** START Data excerpt **

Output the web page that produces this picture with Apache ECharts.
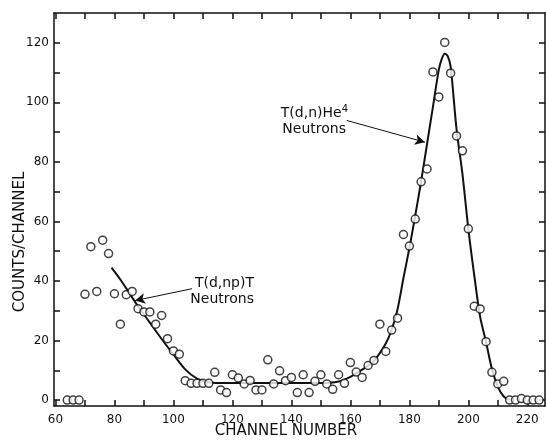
<!DOCTYPE html>
<html>
<head>
<meta charset="utf-8">
<script src="https://cdn.jsdelivr.net/npm/echarts@6/dist/echarts.min.js"></script>
<style>
  html, body { margin: 0; padding: 0; background: #fff; }
  #chart { width: 547px; height: 445px; }
</style>
</head>
<body>
<div id="chart"></div>
<script>
// measured points (counts per channel)
var channels = [64, 66, 68, 70, 72, 74, 76, 78, 80, 82, 84, 86, 88, 90, 92, 94, 96, 98, 100, 102,
  104, 106, 108, 110, 112, 114, 116, 118, 120, 122, 124, 126, 128, 130, 132, 134, 136, 138, 140, 142,
  144, 146, 148, 150, 152, 154, 156, 158, 160, 162, 164, 166, 168, 170, 172, 174, 176, 178, 180, 182,
  184, 186, 188, 190, 192, 194, 196, 198, 200, 202, 204, 206, 208, 210, 212, 214, 216, 218, 220, 222, 224];
var counts = [0, 0, 0, 35.5, 51.5, 36.5, 53.7, 49.2, 35.7, 25.5, 35.4, 36.5, 30.7, 29.6, 29.6, 25.5, 28.4, 20.6, 16.5, 15.4,
  6.5, 5.6, 5.6, 5.6, 5.6, 9.3, 3.4, 2.5, 8.5, 7.4, 5.4, 6.6, 3.4, 3.4, 13.5, 5.4, 9.8, 6.5, 7.6, 2.5,
  8.5, 2.5, 6.3, 8.5, 5.4, 3.6, 8.5, 5.6, 12.6, 9.4, 7.6, 11.6, 13.3, 25.5, 16.3, 23.5, 27.5, 55.6, 51.7, 60.8,
  73.3, 77.6, 110.2, 101.8, 120.1, 109.8, 88.7, 83.7, 57.5, 31.5, 30.6, 19.6, 9.3, 5.4, 6.3, 0, 0, 0.5, 0, 0, 0];

// hand-drawn fit curve
var fitChannels = [79, 82, 85, 88, 92, 96, 100, 104, 108, 112, 118, 150, 156, 160, 164, 168, 172, 174, 176, 178,
  180, 182, 184, 186, 188, 190, 191, 192, 193, 194, 196, 198, 200, 202, 204, 206, 208, 210, 212, 214];
var fitCounts = [44.5, 40.5, 36, 31.5, 26, 20.5, 15.3, 10.3, 7.2, 6, 5.7, 5.7, 6.2, 7.8, 10.2, 13.2, 19, 23.6, 30.5, 41,
  51, 62, 73.5, 86, 98.5, 111, 114.6, 116.3, 115.5, 112, 91, 76, 57.5, 42, 28, 19.5, 10.5, 4.5, 1.2, 0];

// axis ticks and labels
var xTicks = [60, 70, 80, 90, 100, 110, 120, 130, 140, 150, 160, 170, 180, 190, 200, 210, 220];
var xLabels = [60, 80, 100, 120, 140, 160, 180, 200, 220];
var yTicks = [0, 10, 20, 30, 40, 50, 60, 70, 80, 90, 100, 110, 120];
var yLabels = [0, 20, 40, 60, 80, 100, 120];

var pts = channels.map(function (c, i) { return [c, counts[i]]; });
var fit = fitChannels.map(function (c, i) { return [c, fitCounts[i]]; });

var font = 'DejaVu Sans';
var ink = '#111';

function xAx(pos, showLabel) {
  return {
    type: 'value', position: pos, min: 59.5, max: 226,
    axisLine: { show: true, onZero: false, lineStyle: { color: ink, width: 1.5 } },
    axisTick: { show: true, inside: true, length: 6, customValues: xTicks, lineStyle: { color: ink, width: 1.5 } },
    axisLabel: { show: showLabel, customValues: xLabels, margin: 8, color: ink, fontFamily: font, fontSize: 12 },
    splitLine: { show: false }
  };
}
function yAx(pos, showLabel) {
  return {
    type: 'value', position: pos, min: -2, max: 130,
    axisLine: { show: true, onZero: false, lineStyle: { color: ink, width: 1.5 } },
    axisTick: { show: true, inside: true, length: 6, customValues: yTicks, lineStyle: { color: ink, width: 1.5 } },
    axisLabel: { show: showLabel, customValues: yLabels, margin: 5, color: ink, fontFamily: font, fontSize: 12 },
    splitLine: { show: false }
  };
}

var chart = echarts.init(document.getElementById('chart'), null, { renderer: 'canvas' });
chart.setOption({
  animation: false,
  backgroundColor: '#fff',
  grid: { left: 54, right: 2, top: 13, bottom: 39 },
  xAxis: [xAx('bottom', true), xAx('top', false)],
  yAxis: [yAx('left', true), yAx('right', false)],
  series: [
    {
      type: 'line', data: fit, smooth: 0.3, showSymbol: false, z: 2,
      lineStyle: { color: ink, width: 2 },
      markLine: {
        silent: true, symbol: ['none', 'arrow'], symbolSize: [8, 10],
        label: { show: false },
        lineStyle: { color: ink, width: 1, type: 'solid' },
        data: [
          [{ coord: [158.8, 93.9] }, { coord: [185.3, 86.6] }],
          [{ coord: [106.3, 37.4] }, { coord: [87.0, 33.4] }]
        ]
      }
    },
    {
      type: 'scatter', data: pts, symbol: 'circle', symbolSize: 8, z: 3,
      itemStyle: { color: '#fff', borderColor: ink, borderWidth: 1.5 }
    }
  ],
  graphic: [
    { type: 'text', x: 20, y: 242, rotation: Math.PI / 2,
      style: { text: 'COUNTS/CHANNEL', font: '15px DejaVu Sans', fill: ink, align: 'center', verticalAlign: 'middle' } },
    { type: 'text', x: 286, y: 431,
      style: { text: 'CHANNEL NUMBER', font: '15px DejaVu Sans', fill: ink, align: 'center', verticalAlign: 'middle' } },
    { type: 'text', x: 348, y: 113,
      style: { text: '{a|T(d,n)He}{s|4}', align: 'right', verticalAlign: 'middle', fill: ink,
        rich: { a: { fontFamily: font, fontSize: 14, fill: ink }, s: { fontFamily: font, fontSize: 10, fill: ink, verticalAlign: 'top', padding: [0, 0, 8, 0] } } } },
    { type: 'text', x: 346, y: 129,
      style: { text: 'Neutrons', font: '14px DejaVu Sans', fill: ink, align: 'right', verticalAlign: 'middle' } },
    { type: 'text', x: 254, y: 283,
      style: { text: 'T(d,np)T', font: '14px DejaVu Sans', fill: ink, align: 'right', verticalAlign: 'middle' } },
    { type: 'text', x: 254, y: 299,
      style: { text: 'Neutrons', font: '14px DejaVu Sans', fill: ink, align: 'right', verticalAlign: 'middle' } }
  ]
});
</script>
</body>
</html>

** END Data excerpt **

## Given instruction
Pull out every line in the material above where "picture" occurs.

## Correct response
Output the web page that produces this picture with Apache ECharts.

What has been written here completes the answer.